* WRITTEN PROBLEM *
Each line that holds the word "this" counts once; report the total and nothing else.

* MATERIAL PROVIDED *
+ + + + +
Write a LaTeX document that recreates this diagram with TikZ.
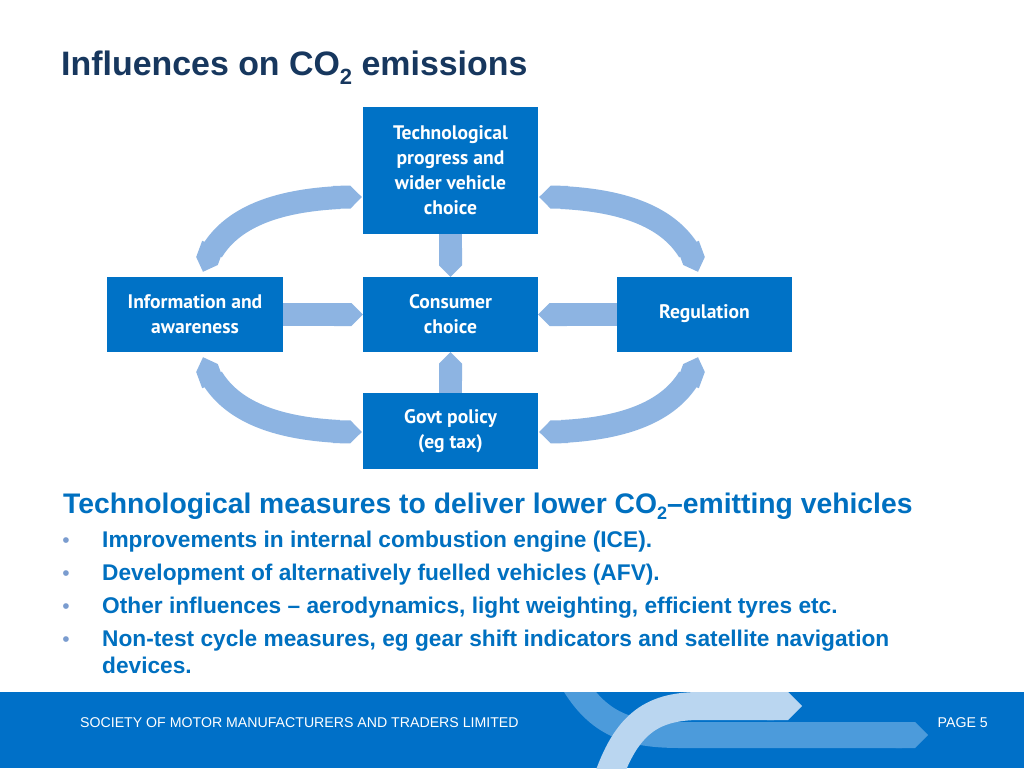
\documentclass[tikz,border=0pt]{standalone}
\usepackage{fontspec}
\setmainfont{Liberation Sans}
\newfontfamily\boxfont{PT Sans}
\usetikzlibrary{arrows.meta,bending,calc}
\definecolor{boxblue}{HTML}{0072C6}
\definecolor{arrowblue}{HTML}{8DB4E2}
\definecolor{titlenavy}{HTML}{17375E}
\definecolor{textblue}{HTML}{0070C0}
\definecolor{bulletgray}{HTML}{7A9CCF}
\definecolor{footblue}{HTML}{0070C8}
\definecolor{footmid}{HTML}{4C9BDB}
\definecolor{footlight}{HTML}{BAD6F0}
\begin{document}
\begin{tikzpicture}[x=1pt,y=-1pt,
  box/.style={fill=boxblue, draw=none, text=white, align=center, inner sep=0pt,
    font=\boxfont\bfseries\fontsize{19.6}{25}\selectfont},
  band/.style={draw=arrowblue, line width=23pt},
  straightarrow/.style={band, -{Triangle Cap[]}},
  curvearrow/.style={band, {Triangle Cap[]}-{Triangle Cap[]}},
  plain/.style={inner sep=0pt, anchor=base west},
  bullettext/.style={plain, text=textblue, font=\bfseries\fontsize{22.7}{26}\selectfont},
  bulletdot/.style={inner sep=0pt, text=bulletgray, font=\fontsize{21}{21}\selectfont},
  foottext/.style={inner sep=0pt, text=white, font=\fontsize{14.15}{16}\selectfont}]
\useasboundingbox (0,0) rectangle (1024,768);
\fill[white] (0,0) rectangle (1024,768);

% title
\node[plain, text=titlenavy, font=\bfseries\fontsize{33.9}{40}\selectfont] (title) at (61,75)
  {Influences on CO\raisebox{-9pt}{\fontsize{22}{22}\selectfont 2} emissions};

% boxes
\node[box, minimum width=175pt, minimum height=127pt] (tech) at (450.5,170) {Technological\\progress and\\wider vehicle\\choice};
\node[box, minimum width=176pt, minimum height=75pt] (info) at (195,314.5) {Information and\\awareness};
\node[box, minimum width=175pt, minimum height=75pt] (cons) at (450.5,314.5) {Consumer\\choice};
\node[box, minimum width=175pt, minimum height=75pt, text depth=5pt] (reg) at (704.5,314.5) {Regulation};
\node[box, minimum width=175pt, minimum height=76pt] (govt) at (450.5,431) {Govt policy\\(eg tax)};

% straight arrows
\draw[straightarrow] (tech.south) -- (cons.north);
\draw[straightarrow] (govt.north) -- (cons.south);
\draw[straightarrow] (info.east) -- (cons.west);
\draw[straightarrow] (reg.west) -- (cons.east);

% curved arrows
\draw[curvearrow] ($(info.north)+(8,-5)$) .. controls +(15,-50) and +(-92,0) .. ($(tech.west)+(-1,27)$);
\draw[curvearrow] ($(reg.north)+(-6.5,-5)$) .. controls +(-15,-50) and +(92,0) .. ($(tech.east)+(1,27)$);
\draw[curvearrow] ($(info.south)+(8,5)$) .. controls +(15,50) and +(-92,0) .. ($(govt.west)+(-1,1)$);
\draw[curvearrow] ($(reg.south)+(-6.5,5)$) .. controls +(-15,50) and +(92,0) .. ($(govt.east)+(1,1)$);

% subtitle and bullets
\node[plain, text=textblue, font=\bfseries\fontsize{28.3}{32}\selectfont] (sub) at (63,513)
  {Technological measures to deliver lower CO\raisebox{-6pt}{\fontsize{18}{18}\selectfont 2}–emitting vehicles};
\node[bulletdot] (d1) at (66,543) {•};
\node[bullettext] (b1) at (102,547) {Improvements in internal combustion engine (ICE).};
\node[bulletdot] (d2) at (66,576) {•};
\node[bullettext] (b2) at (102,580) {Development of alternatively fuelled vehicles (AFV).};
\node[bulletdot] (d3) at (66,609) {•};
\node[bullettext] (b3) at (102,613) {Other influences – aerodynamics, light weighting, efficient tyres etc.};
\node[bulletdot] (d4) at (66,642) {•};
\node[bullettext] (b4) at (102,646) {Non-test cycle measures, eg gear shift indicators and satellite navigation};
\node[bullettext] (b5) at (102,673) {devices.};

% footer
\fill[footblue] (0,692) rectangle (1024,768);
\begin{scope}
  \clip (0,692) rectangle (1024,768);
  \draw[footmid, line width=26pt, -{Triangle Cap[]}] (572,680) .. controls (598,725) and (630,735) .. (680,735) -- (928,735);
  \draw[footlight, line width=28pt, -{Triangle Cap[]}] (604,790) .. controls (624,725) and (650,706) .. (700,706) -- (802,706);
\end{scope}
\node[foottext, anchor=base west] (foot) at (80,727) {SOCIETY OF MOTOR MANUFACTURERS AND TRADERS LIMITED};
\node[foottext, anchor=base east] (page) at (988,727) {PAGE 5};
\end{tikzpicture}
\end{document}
+ + + + +
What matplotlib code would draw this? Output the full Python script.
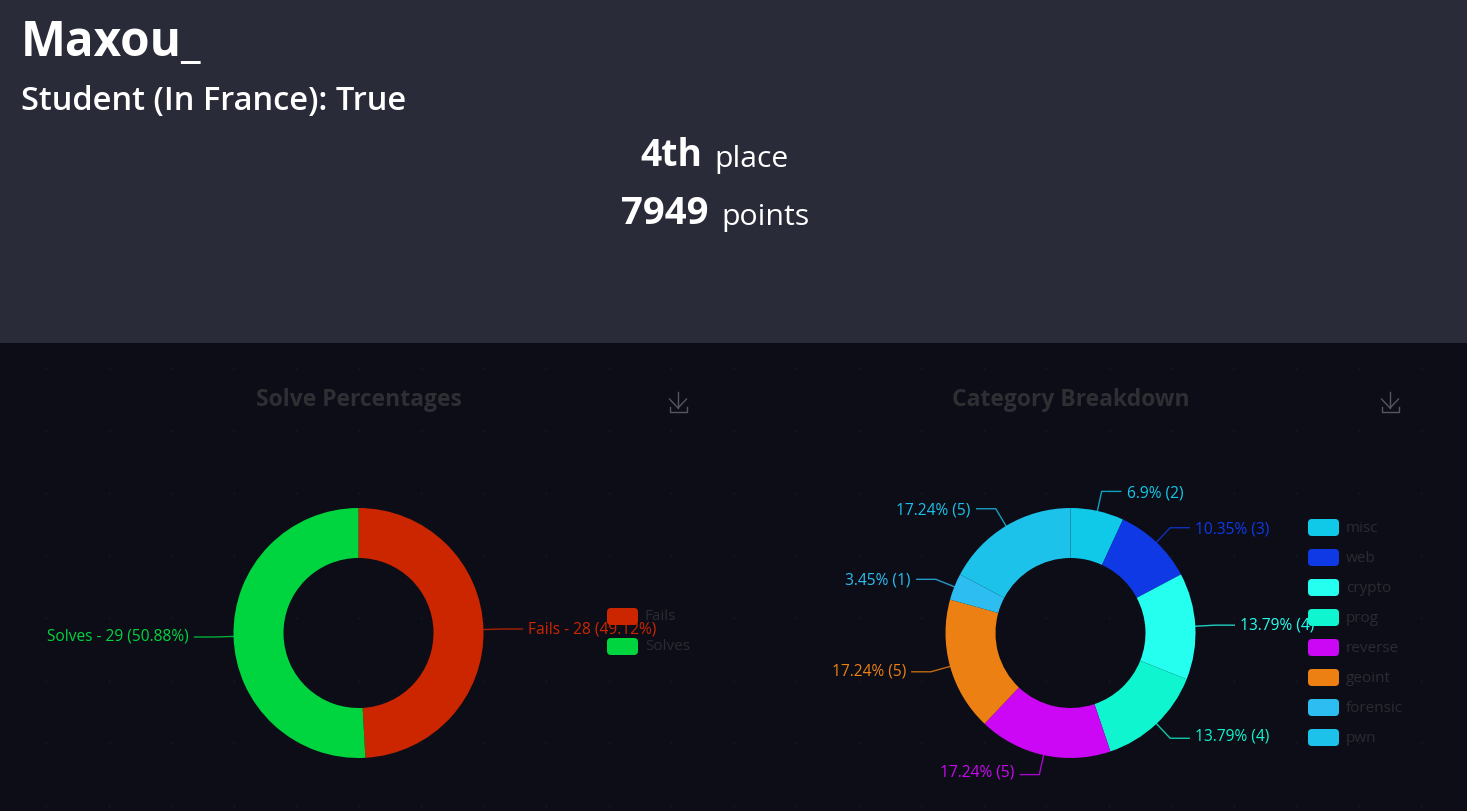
+ + + + +
* PROBLEM SOLUTION *
2